People in the crypto world are all searching for the "secret to getting rich quickly," but they often overlook that the most useful things are usually the simplest. I’ve summarized these six rules from practical experience, each one repeatedly validated countless times.
Honestly, even if you only master one of these, you can avoid many pitfalls.
**Rapid rise, slow correction—be careful it's just a shakeout**
After a quick surge in price, the market begins to drift downward slowly? This is usually not the arrival of a bear market, but the main force shaking out retail investors. What does a real top look like? — Volume spikes as it pushes higher, then suddenly crashes down, leaving no time for reaction.
**Weak rebound after a sharp decline, don’t chase the bottom**
After a significant drop, if the rebound is weak and trading volume dries up, it indicates funds are fleeing. Don’t think "it’s bound to rise eventually after falling so much." In such cases, the best time to buy is probably halfway up the mountain.
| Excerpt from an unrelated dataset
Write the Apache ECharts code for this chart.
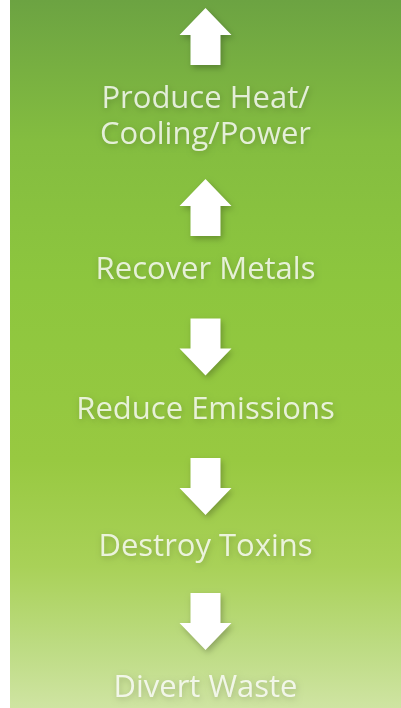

**Volume at the top is okay, but no volume at the top is scary**
When the market hits a peak and trading remains active, it means bulls and bears are still fighting, and a reversal is likely. But what if trading volume suddenly shrinks? The main force has quietly left, and a rapid decline is imminent.
**Sudden volume spike at the bottom—don’t follow immediately**
A sudden surge in volume and price often traps traders in a false breakout. The real opportunity is during a gentle, sustained increase in volume after consolidation—that’s a sign of orderly capital inflow.
**Volume reveals the truth, candlesticks are just shadows**
If you can’t see the relationship between volume and price, you won’t understand the market’s true intentions. Volume indicates active funds, while shrinking volume means waiting on the sidelines—look at volume first, then the line, and you’ll sense the change in trend early.
**The highest-level trading skill is knowing when to stay idle**
When it’s time to hold, resist the urge to trade; when it’s time to act, dare to place big bets. Don’t chase or kill, don’t be driven by emotions—sounds easy, but the hardest part is doing it.
This market tempts you every minute. Maintaining a calm perspective and patient composure—that’s the truly rare skill.